Authors: Andrew Thangaraj, Nanda T. Suresh, Arunkumar Subramanian, Matthieu Bloch and Steven W. McLaughlin
Title: “Coding for Strong and Weak Secrecy in Wiretap Channels”
Abstract: In the wiretap channel model, symbols transmitted through a main channel to a legitimate receiver are observed by an eavesdropper across a wiretapper's channel. The goal of coding for wiretap channels is to facilitate error-free decoding across the main channel, while ensuring zero information transfer across the wiretapper's channel. Strong secrecy requires the total information transfer to the eavesdropper to tend to zero, while weak secrecy requires the per-symbol information transfer to go to zero. In this paper, we will consider coding methods for binary wiretap channels with a noiseless main channel and a BEC or a BSC wiretapper's channel. We will provide conditions and codes that achieve strong and weak secrecy for the BEC case. For the BSC case, we will discuss some existing coding methods and develop additional criteria for secrecy.
Author: Yeong-Luh Ueng
Title: “Interblock Memory for Turbo Trellis Coded Modulation”
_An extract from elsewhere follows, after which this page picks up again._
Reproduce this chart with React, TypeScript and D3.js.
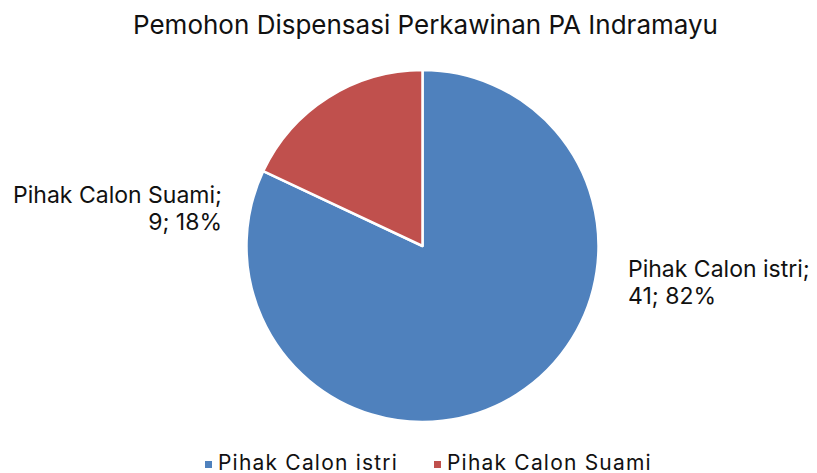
import { useEffect, useRef } from 'react'
import * as d3 from 'd3'

const categories = ['Pihak Calon istri', 'Pihak Calon Suami']
const values = [41, 9]
const colors = ['#4F81BD', '#C0504D']
const title = 'Pemohon Dispensasi Perkawinan PA Indramayu'

const width = 817
const height = 473
const font = 'Inter, Roboto, sans-serif'

export default function App() {
  const ref = useRef<SVGSVGElement>(null)

  useEffect(() => {
    const svg = d3.select(ref.current)
    svg.selectAll('*').remove()

    const cx = 422.5
    const cy = 246
    const radius = 176

    svg.append('rect').attr('width', width).attr('height', height).attr('fill', '#fff')

    svg.append('text')
      .attr('x', cx + 3).attr('y', 34)
      .attr('text-anchor', 'middle')
      .style('font-family', font)
      .style('font-size', '26px')
      .attr('fill', '#111')
      .text(title)

    const data = categories.map((c, i) => ({ label: c, value: values[i], color: colors[i] }))
    const total = d3.sum(values)

    const arcs = d3.pie<{ label: string; value: number; color: string }>()
      .sort(null)
      .value(d => d.value)(data)

    const arc = d3.arc<d3.PieArcDatum<any>>().innerRadius(0).outerRadius(radius)

    const root = svg.append('g').attr('transform', `translate(${cx},${cy})`)
    root.selectAll('path')
      .data(arcs)
      .enter()
      .append('path')
      .attr('d', arc)
      .attr('fill', d => d.data.color)
      .attr('stroke', '#fff')
      .attr('stroke-width', 2.5)
      .attr('stroke-linejoin', 'round')

    // data labels (absolute page positions): right side left-aligned, left side right-aligned
    const labelPos = [
      { x: 628, y: 277, anchor: 'start' },
      { x: 222, y: 203, anchor: 'end' },
    ]
    arcs.forEach((d, i) => {
      const p = labelPos[i]
      const pct = Math.round((d.data.value / total) * 100)
      const t = svg.append('text')
        .attr('text-anchor', p.anchor)
        .style('font-family', font)
        .style('font-size', '23px')
        .attr('fill', '#111')
      t.append('tspan').attr('x', p.x).attr('y', p.y).text(`${d.data.label};`)
      t.append('tspan').attr('x', p.x).attr('y', p.y + 26.5).text(`${d.data.value}; ${pct}%`)
    })

    // legend
    const legendX = [205, 434]
    const legend = svg.append('g')
    data.forEach((d, i) => {
      legend.append('rect')
        .attr('x', legendX[i]).attr('y', 461)
        .attr('width', 7).attr('height', 7)
        .attr('fill', d.color)
      legend.append('text')
        .attr('x', legendX[i] + 13).attr('y', 470)
        .style('font-family', font)
        .style('font-size', '21px')
        .style('letter-spacing', '1.2px')
        .attr('fill', '#111')
        .text(d.label)
    })
  }, [])

  return <svg ref={ref} width={width} height={height} style={{ display: 'block', position: 'absolute', left: 0, top: 0 }} />
}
Abstract: This paper presents a turbo trellis coded modulation (TTCM) scheme for which the encoding is implemented by serially concatenating a demultiplexer, a multilevel delay processor, and a signal mapper to the encoder of a binary turbo code. Through the delay processor and the signal mapper, interblock memory is introduced between consecutive binary turbo codewords. The proposed TTCM can be decoded based on the demapper and the binary turbo decoder. We can design a TTCM with a rate of 2 bits per 8PSK symbol and a pinch-off limit of 3.08 dB which is only 0.18 dB away from the capacity (2.9 dB).
Author: Ruediger Urbanke
Title: “BP 4 MAP: Better Performance For Many Arduous Problems”
Abstract: A key focus of modern coding theory is to study the interplay between the structure of codes and their decoding performance. E.g., it is well known that for standard irregular ensembles degree-two variable nodes play a crucial role, both in terms of the error floor performance as well as for thresholds. Other important notions of structure in this realm are, e.g., protographs, multi-edge types, or structured permutations.
I will focus on the particular stucture which emerges when codes are “coupled”. This structure was introduced by Zigangirov and Feldstrom in the form of convolutional LDPC codes in 1999. It has since been studied extensively and it is well known that codes of this form have excellent performance. I will quickly review why these codes perform so well. Simplifying slightly, the structure magically ensures that the BP performance for these codes is equal to their MAP performance. I will then survey some of the many extensions within coding, communications, and computer science where the same principle applies and outline some of the many remaining questions in this area.